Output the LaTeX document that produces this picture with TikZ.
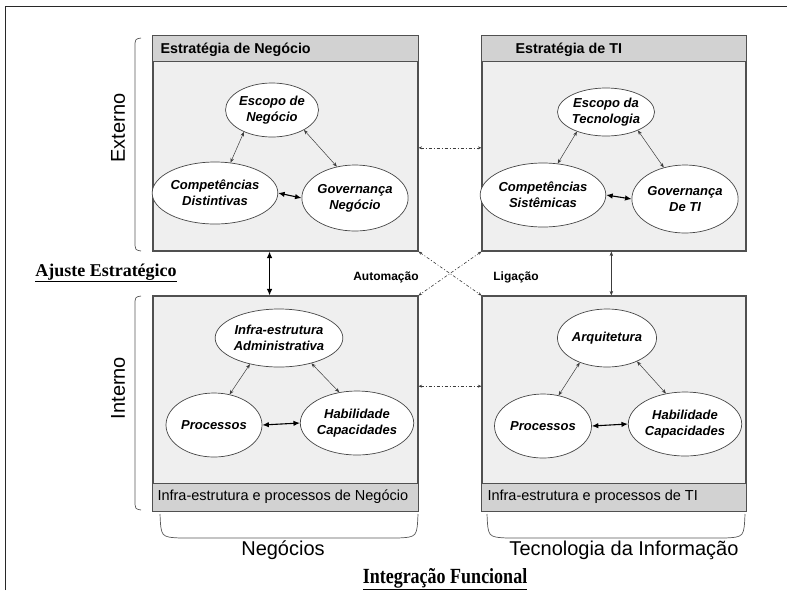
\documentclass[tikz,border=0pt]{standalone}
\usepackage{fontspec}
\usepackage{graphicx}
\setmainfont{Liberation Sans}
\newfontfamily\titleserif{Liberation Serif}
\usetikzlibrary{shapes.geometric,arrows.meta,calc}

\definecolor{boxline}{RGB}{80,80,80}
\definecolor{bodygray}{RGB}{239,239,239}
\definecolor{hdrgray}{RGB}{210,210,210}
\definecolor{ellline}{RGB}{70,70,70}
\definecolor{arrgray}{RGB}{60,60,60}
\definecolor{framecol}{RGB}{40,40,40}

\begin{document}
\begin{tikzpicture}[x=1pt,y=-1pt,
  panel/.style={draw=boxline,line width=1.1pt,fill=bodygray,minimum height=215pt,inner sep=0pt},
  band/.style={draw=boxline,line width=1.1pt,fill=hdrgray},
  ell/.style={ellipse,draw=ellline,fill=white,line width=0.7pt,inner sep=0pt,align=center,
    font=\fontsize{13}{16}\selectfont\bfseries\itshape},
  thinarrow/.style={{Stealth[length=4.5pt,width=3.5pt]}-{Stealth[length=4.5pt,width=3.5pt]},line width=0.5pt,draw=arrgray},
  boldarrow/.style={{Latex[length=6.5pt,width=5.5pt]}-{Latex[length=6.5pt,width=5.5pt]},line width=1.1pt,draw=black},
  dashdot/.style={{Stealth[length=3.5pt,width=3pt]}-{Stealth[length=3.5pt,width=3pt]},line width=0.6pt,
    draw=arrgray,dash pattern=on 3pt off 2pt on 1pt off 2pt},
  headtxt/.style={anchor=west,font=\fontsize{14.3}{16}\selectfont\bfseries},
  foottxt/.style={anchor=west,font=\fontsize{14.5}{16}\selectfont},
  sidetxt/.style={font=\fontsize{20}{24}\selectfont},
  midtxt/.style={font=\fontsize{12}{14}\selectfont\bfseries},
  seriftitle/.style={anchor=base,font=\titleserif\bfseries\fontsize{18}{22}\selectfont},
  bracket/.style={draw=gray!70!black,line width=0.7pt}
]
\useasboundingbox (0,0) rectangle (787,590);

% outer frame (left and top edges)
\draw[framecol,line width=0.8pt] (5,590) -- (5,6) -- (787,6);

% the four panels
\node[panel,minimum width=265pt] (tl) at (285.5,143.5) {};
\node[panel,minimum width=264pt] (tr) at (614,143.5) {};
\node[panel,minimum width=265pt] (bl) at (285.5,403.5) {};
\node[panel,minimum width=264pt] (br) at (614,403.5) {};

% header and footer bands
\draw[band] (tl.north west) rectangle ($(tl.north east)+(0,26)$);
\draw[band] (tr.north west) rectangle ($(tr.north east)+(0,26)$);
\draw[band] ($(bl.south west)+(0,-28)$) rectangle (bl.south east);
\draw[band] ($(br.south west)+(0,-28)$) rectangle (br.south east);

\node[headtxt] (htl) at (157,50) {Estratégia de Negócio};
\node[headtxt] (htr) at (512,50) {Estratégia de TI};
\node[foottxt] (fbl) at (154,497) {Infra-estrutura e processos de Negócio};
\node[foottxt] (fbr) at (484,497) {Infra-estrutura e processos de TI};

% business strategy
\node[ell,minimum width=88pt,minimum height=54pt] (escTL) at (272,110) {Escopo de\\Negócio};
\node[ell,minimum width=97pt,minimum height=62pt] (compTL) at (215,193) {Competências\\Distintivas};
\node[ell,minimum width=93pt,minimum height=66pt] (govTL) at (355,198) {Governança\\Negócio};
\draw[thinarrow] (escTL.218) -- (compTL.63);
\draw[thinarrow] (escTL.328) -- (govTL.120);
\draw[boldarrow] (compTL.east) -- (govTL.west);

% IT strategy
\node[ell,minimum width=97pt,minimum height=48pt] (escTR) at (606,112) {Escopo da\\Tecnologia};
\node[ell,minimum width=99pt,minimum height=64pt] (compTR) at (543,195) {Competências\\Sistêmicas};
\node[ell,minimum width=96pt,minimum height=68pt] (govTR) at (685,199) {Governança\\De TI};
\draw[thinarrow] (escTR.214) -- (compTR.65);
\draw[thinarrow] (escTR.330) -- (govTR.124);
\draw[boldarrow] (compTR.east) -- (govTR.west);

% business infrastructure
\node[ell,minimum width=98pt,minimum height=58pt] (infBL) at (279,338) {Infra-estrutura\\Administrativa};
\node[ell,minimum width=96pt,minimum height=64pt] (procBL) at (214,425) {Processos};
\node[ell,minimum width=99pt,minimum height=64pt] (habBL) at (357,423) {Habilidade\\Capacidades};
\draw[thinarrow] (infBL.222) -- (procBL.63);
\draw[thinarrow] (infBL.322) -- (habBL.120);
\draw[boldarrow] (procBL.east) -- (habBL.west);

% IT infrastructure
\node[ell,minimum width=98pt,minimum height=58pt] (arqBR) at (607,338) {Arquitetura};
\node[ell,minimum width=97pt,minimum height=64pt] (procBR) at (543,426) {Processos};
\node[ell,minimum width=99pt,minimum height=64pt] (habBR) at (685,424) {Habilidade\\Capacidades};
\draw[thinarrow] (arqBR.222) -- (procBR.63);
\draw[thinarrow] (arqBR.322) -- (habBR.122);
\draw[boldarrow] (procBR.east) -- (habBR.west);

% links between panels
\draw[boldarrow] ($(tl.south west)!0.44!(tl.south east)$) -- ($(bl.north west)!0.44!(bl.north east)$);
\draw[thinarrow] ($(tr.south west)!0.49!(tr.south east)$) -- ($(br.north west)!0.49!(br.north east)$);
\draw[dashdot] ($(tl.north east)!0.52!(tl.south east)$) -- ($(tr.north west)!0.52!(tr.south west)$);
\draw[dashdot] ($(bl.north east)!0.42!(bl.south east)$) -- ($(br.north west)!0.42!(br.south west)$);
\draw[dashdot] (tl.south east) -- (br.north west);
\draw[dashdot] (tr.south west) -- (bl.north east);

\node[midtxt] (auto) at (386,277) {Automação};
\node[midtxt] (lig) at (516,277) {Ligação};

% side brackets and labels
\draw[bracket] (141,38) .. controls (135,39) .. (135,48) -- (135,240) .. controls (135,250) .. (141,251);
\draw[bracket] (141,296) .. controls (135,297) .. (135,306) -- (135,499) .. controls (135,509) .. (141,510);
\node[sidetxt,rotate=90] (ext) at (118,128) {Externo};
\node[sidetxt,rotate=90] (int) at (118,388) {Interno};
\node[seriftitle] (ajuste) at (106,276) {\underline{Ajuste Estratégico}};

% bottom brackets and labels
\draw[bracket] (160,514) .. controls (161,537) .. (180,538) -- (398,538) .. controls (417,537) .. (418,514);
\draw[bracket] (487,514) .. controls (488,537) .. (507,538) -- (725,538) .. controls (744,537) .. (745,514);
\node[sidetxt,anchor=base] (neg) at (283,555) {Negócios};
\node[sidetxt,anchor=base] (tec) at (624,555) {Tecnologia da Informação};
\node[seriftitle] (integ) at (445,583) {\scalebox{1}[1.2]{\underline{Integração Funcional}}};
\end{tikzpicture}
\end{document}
◇ ◇ ◇
TASK STATEMENT:
Restate the listing above word for word, and skip the pictures.

RESPONSE TO THE EXERCISE:
Output the LaTeX document that produces this picture with TikZ.
\documentclass[tikz,border=0pt]{standalone}
\usepackage{fontspec}
\usepackage{graphicx}
\setmainfont{Liberation Sans}
\newfontfamily\titleserif{Liberation Serif}
\usetikzlibrary{shapes.geometric,arrows.meta,calc}

\definecolor{boxline}{RGB}{80,80,80}
\definecolor{bodygray}{RGB}{239,239,239}
\definecolor{hdrgray}{RGB}{210,210,210}
\definecolor{ellline}{RGB}{70,70,70}
\definecolor{arrgray}{RGB}{60,60,60}
\definecolor{framecol}{RGB}{40,40,40}

\begin{document}
\begin{tikzpicture}[x=1pt,y=-1pt,
  panel/.style={draw=boxline,line width=1.1pt,fill=bodygray,minimum height=215pt,inner sep=0pt},
  band/.style={draw=boxline,line width=1.1pt,fill=hdrgray},
  ell/.style={ellipse,draw=ellline,fill=white,line width=0.7pt,inner sep=0pt,align=center,
    font=\fontsize{13}{16}\selectfont\bfseries\itshape},
  thinarrow/.style={{Stealth[length=4.5pt,width=3.5pt]}-{Stealth[length=4.5pt,width=3.5pt]},line width=0.5pt,draw=arrgray},
  boldarrow/.style={{Latex[length=6.5pt,width=5.5pt]}-{Latex[length=6.5pt,width=5.5pt]},line width=1.1pt,draw=black},
  dashdot/.style={{Stealth[length=3.5pt,width=3pt]}-{Stealth[length=3.5pt,width=3pt]},line width=0.6pt,
    draw=arrgray,dash pattern=on 3pt off 2pt on 1pt off 2pt},
  headtxt/.style={anchor=west,font=\fontsize{14.3}{16}\selectfont\bfseries},
  foottxt/.style={anchor=west,font=\fontsize{14.5}{16}\selectfont},
  sidetxt/.style={font=\fontsize{20}{24}\selectfont},
  midtxt/.style={font=\fontsize{12}{14}\selectfont\bfseries},
  seriftitle/.style={anchor=base,font=\titleserif\bfseries\fontsize{18}{22}\selectfont},
  bracket/.style={draw=gray!70!black,line width=0.7pt}
]
\useasboundingbox (0,0) rectangle (787,590);

% outer frame (left and top edges)
\draw[framecol,line width=0.8pt] (5,590) -- (5,6) -- (787,6);

% the four panels
\node[panel,minimum width=265pt] (tl) at (285.5,143.5) {};
\node[panel,minimum width=264pt] (tr) at (614,143.5) {};
\node[panel,minimum width=265pt] (bl) at (285.5,403.5) {};
\node[panel,minimum width=264pt] (br) at (614,403.5) {};

% header and footer bands
\draw[band] (tl.north west) rectangle ($(tl.north east)+(0,26)$);
\draw[band] (tr.north west) rectangle ($(tr.north east)+(0,26)$);
\draw[band] ($(bl.south west)+(0,-28)$) rectangle (bl.south east);
\draw[band] ($(br.south west)+(0,-28)$) rectangle (br.south east);

\node[headtxt] (htl) at (157,50) {Estratégia de Negócio};
\node[headtxt] (htr) at (512,50) {Estratégia de TI};
\node[foottxt] (fbl) at (154,497) {Infra-estrutura e processos de Negócio};
\node[foottxt] (fbr) at (484,497) {Infra-estrutura e processos de TI};

% business strategy
\node[ell,minimum width=88pt,minimum height=54pt] (escTL) at (272,110) {Escopo de\\Negócio};
\node[ell,minimum width=97pt,minimum height=62pt] (compTL) at (215,193) {Competências\\Distintivas};
\node[ell,minimum width=93pt,minimum height=66pt] (govTL) at (355,198) {Governança\\Negócio};
\draw[thinarrow] (escTL.218) -- (compTL.63);
\draw[thinarrow] (escTL.328) -- (govTL.120);
\draw[boldarrow] (compTL.east) -- (govTL.west);

% IT strategy
\node[ell,minimum width=97pt,minimum height=48pt] (escTR) at (606,112) {Escopo da\\Tecnologia};
\node[ell,minimum width=99pt,minimum height=64pt] (compTR) at (543,195) {Competências\\Sistêmicas};
\node[ell,minimum width=96pt,minimum height=68pt] (govTR) at (685,199) {Governança\\De TI};
\draw[thinarrow] (escTR.214) -- (compTR.65);
\draw[thinarrow] (escTR.330) -- (govTR.124);
\draw[boldarrow] (compTR.east) -- (govTR.west);

% business infrastructure
\node[ell,minimum width=98pt,minimum height=58pt] (infBL) at (279,338) {Infra-estrutura\\Administrativa};
\node[ell,minimum width=96pt,minimum height=64pt] (procBL) at (214,425) {Processos};
\node[ell,minimum width=99pt,minimum height=64pt] (habBL) at (357,423) {Habilidade\\Capacidades};
\draw[thinarrow] (infBL.222) -- (procBL.63);
\draw[thinarrow] (infBL.322) -- (habBL.120);
\draw[boldarrow] (procBL.east) -- (habBL.west);

% IT infrastructure
\node[ell,minimum width=98pt,minimum height=58pt] (arqBR) at (607,338) {Arquitetura};
\node[ell,minimum width=97pt,minimum height=64pt] (procBR) at (543,426) {Processos};
\node[ell,minimum width=99pt,minimum height=64pt] (habBR) at (685,424) {Habilidade\\Capacidades};
\draw[thinarrow] (arqBR.222) -- (procBR.63);
\draw[thinarrow] (arqBR.322) -- (habBR.122);
\draw[boldarrow] (procBR.east) -- (habBR.west);

% links between panels
\draw[boldarrow] ($(tl.south west)!0.44!(tl.south east)$) -- ($(bl.north west)!0.44!(bl.north east)$);
\draw[thinarrow] ($(tr.south west)!0.49!(tr.south east)$) -- ($(br.north west)!0.49!(br.north east)$);
\draw[dashdot] ($(tl.north east)!0.52!(tl.south east)$) -- ($(tr.north west)!0.52!(tr.south west)$);
\draw[dashdot] ($(bl.north east)!0.42!(bl.south east)$) -- ($(br.north west)!0.42!(br.south west)$);
\draw[dashdot] (tl.south east) -- (br.north west);
\draw[dashdot] (tr.south west) -- (bl.north east);

\node[midtxt] (auto) at (386,277) {Automação};
\node[midtxt] (lig) at (516,277) {Ligação};

% side brackets and labels
\draw[bracket] (141,38) .. controls (135,39) .. (135,48) -- (135,240) .. controls (135,250) .. (141,251);
\draw[bracket] (141,296) .. controls (135,297) .. (135,306) -- (135,499) .. controls (135,509) .. (141,510);
\node[sidetxt,rotate=90] (ext) at (118,128) {Externo};
\node[sidetxt,rotate=90] (int) at (118,388) {Interno};
\node[seriftitle] (ajuste) at (106,276) {\underline{Ajuste Estratégico}};

% bottom brackets and labels
\draw[bracket] (160,514) .. controls (161,537) .. (180,538) -- (398,538) .. controls (417,537) .. (418,514);
\draw[bracket] (487,514) .. controls (488,537) .. (507,538) -- (725,538) .. controls (744,537) .. (745,514);
\node[sidetxt,anchor=base] (neg) at (283,555) {Negócios};
\node[sidetxt,anchor=base] (tec) at (624,555) {Tecnologia da Informação};
\node[seriftitle] (integ) at (445,583) {\scalebox{1}[1.2]{\underline{Integração Funcional}}};
\end{tikzpicture}
\end{document}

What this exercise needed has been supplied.